Soulbound+guildbound

I’ve been long thinking about what to do with game economies. The core problem is that if a reward from any in-game activity can be put up for trade, due to comparative advantage only a specialized group of people should do it, everyone else should buy it. It is perfected in EVE where there are specialized miners, with specialized characters and ships doing nothing but strip mine whole systems, while others kill mobs with multiple accounts and others transport and others run wormhole sites for T3 production and others run missions for LP of one faction and so on.

This is great for the “game GDP”, a specialized miner and ratter surely kill more rats and mines more than two guys who both mine and rat. But games are not real and “game GDP” has no value. Devs can create anything from thin air. Games should be entertaining and/or challenging and grinding the same task optimally is anything but.

On top of this, there is RMT and official token trade, ergo there is a class of players who produce nothing but open their wallet to give money (or gametime) to other “players” who farm for a living. With that comes botting and hacking and all kind of nastiness.

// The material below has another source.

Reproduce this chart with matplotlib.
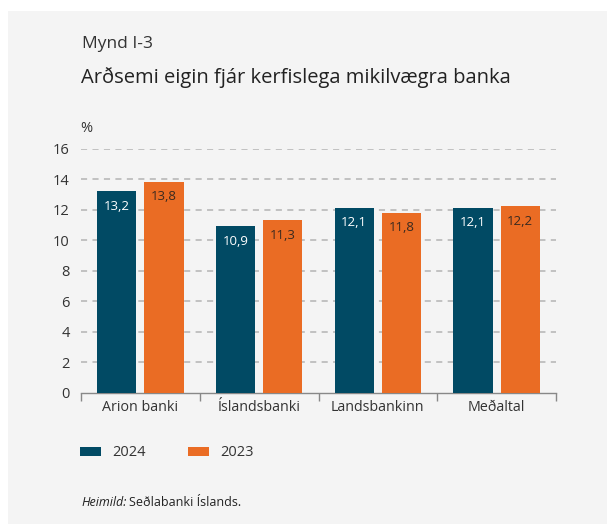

The blunt solution is soulbounding. You can’t trade anything in World of Warships or League of Legends, even illicitly (besides full accounts). This is fine for a competitive FPS, not so much for an MMO. People want to form groups and play together and that includes economic cooperation.

I think the solution is to allow groups (may they be formal guilds or pickups) to utilize resources as a group, letting individual members contribute and get rewards, while personal items cannot be traded (nor the materials coming from them).

For example the guild needs a raid buff altar, so miners can farm stone for the construction, gaining “bonus loot” rolls for all-guild raids. Or an EVE ratter can contribute to some automatized SRP fund and in return gets credited on every kill report the ships he paid for were present.

The point is to disallow one player to give/trade anything to another player what he can individually use, but allow them to give/trade items that are used as a group, together.

Author: Gevlon

My blog: https://greedygoblinblog.wordpress.com/

9 thoughts on “Soulbound+guildbound”

  1. The issue I see with your proposed solution, is how do you promote crafting under such a solution?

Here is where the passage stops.